(Collected data)
========

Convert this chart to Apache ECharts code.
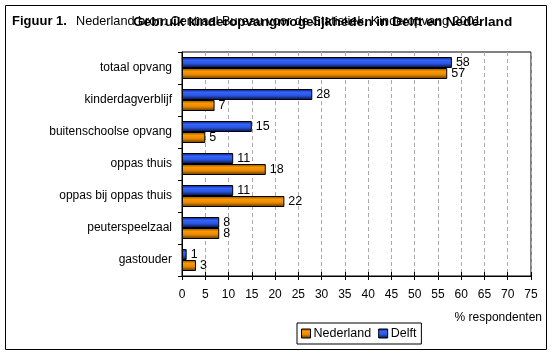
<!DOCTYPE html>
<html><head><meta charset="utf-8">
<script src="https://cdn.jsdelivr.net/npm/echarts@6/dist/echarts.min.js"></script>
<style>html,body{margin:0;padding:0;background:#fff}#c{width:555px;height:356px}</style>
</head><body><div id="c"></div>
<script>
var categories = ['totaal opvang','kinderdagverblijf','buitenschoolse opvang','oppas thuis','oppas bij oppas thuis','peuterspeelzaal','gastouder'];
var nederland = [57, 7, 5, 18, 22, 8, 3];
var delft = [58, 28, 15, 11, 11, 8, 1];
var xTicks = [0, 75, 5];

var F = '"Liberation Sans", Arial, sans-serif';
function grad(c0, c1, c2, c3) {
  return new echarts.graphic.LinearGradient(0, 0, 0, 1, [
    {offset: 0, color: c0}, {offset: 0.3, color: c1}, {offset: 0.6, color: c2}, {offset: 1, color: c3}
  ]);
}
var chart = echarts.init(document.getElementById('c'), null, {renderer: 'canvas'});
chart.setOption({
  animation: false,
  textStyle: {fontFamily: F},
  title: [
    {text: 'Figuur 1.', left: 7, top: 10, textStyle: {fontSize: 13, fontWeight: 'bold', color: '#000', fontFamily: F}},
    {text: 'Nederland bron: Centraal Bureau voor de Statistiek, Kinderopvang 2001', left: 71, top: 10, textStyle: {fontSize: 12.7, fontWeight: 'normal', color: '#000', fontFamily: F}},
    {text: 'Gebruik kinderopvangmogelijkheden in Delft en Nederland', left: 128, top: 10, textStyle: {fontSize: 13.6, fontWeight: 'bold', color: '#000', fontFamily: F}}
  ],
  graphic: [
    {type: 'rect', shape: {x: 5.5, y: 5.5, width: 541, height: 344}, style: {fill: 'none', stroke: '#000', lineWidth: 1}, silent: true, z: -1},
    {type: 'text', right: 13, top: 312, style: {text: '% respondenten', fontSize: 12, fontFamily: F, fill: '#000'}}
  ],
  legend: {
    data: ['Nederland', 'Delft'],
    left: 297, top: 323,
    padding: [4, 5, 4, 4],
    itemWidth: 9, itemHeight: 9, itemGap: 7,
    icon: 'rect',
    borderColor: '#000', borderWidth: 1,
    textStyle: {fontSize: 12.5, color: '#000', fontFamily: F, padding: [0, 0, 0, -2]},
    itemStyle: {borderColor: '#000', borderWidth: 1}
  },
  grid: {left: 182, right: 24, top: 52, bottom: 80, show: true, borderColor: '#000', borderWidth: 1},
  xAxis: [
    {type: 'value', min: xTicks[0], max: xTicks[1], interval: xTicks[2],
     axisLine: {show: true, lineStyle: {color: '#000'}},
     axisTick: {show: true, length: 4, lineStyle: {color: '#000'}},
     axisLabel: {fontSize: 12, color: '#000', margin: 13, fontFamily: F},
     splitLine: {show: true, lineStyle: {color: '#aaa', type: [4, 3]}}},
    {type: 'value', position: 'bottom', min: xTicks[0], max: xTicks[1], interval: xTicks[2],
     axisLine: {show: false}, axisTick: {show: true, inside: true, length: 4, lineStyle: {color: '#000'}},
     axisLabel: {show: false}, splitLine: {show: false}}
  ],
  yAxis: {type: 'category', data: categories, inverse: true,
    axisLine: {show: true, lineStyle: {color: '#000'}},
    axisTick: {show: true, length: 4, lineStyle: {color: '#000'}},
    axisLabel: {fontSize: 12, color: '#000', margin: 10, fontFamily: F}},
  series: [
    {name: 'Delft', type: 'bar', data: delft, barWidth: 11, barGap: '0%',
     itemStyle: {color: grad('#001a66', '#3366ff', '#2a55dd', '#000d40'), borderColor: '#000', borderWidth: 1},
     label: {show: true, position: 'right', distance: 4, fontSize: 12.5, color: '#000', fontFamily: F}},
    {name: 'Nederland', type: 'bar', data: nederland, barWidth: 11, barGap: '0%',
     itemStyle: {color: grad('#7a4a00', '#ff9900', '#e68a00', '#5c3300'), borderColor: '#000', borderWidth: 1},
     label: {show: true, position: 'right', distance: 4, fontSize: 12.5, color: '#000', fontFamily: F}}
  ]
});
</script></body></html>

========

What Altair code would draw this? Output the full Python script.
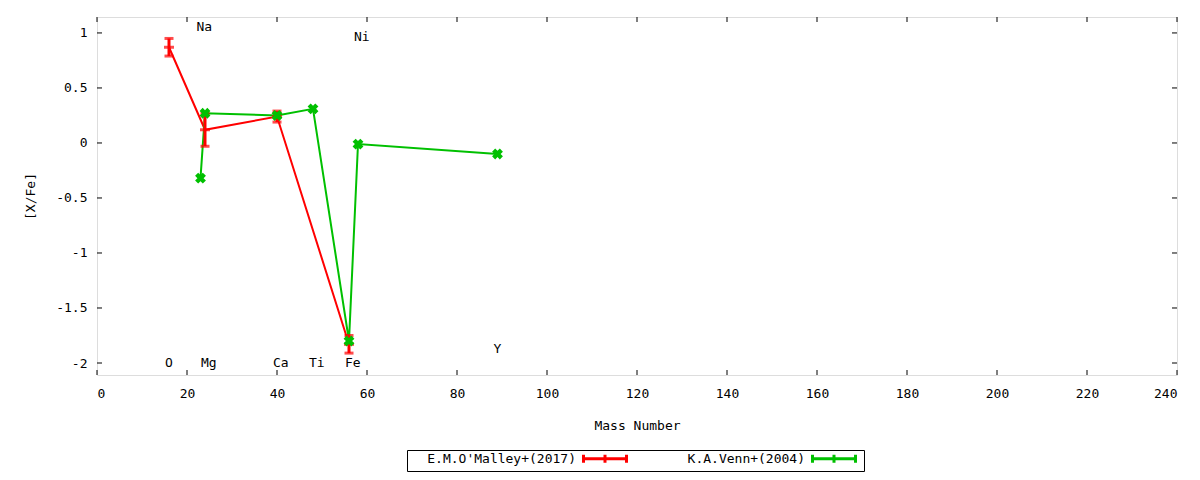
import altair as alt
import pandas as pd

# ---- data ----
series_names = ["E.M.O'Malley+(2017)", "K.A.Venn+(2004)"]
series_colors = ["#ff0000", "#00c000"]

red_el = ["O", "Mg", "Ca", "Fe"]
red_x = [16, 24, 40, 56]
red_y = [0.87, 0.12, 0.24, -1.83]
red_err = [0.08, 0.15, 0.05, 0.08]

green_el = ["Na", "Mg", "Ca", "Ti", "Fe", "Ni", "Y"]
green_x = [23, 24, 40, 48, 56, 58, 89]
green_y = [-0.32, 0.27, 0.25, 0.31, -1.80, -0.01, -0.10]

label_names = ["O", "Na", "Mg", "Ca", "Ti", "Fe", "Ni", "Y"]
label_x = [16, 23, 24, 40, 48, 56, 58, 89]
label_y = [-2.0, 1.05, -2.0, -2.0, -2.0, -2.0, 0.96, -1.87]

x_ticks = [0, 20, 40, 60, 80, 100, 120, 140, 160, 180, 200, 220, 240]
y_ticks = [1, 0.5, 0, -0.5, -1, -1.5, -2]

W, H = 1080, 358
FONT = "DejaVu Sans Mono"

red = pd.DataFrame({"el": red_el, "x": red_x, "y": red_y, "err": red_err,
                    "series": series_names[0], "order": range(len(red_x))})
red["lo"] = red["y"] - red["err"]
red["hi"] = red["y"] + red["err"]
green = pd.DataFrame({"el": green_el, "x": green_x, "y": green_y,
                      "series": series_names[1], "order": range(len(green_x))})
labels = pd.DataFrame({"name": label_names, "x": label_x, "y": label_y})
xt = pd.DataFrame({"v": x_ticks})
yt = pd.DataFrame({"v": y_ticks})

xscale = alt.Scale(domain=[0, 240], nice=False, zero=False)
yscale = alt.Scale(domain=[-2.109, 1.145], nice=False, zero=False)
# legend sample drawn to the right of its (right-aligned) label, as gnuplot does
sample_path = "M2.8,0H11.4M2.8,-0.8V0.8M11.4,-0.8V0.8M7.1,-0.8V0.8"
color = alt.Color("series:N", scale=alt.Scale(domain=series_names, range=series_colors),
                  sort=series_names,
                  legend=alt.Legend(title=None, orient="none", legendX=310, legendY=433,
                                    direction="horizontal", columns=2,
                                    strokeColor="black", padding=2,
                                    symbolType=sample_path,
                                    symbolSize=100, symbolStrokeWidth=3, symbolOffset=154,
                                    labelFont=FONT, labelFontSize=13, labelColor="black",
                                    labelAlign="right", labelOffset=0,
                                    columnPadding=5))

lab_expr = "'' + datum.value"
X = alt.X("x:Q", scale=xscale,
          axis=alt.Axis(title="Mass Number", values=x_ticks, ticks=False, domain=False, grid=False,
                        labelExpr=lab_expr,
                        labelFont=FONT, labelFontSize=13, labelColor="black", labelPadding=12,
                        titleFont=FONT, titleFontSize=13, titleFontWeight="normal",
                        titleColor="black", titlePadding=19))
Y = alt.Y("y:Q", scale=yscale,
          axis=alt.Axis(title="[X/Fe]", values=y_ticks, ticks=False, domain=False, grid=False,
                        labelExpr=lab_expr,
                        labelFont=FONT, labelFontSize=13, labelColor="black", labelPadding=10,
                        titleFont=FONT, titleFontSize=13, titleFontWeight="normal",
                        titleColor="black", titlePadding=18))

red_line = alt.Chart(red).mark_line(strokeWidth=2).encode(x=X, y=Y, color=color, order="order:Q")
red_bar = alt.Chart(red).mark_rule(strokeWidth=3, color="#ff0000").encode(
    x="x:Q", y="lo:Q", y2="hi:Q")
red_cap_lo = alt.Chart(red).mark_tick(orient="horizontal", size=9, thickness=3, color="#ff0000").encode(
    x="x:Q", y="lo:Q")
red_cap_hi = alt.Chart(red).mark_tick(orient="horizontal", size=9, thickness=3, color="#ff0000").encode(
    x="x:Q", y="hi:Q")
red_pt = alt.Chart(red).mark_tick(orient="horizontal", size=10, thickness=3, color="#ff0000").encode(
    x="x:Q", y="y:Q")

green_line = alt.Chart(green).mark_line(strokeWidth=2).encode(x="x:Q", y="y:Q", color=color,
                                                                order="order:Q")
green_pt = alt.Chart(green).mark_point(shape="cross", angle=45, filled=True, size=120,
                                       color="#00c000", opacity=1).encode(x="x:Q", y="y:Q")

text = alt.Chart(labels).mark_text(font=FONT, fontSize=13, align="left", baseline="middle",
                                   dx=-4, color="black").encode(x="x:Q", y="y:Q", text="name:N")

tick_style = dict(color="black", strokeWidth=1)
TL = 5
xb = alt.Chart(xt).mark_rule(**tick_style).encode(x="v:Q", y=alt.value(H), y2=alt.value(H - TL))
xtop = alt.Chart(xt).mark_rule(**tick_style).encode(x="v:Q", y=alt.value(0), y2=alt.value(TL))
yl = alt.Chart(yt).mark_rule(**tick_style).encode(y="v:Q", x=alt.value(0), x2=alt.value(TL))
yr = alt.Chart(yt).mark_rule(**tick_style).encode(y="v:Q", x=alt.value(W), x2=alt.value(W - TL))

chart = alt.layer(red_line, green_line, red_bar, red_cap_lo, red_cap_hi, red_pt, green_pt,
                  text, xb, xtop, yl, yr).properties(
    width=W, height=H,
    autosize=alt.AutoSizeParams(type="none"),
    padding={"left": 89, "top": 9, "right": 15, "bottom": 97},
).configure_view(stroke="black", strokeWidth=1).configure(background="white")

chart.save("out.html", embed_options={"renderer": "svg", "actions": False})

========

TASK REQUIREMENTS
All lines that include "script" are to be gathered and copied.

RESULT OF THIS EXERCISE
<script src="https://cdn.jsdelivr.net/npm/echarts@6/dist/echarts.min.js"></script>
<script>
</script></body></html>
What Altair code would draw this? Output the full Python script.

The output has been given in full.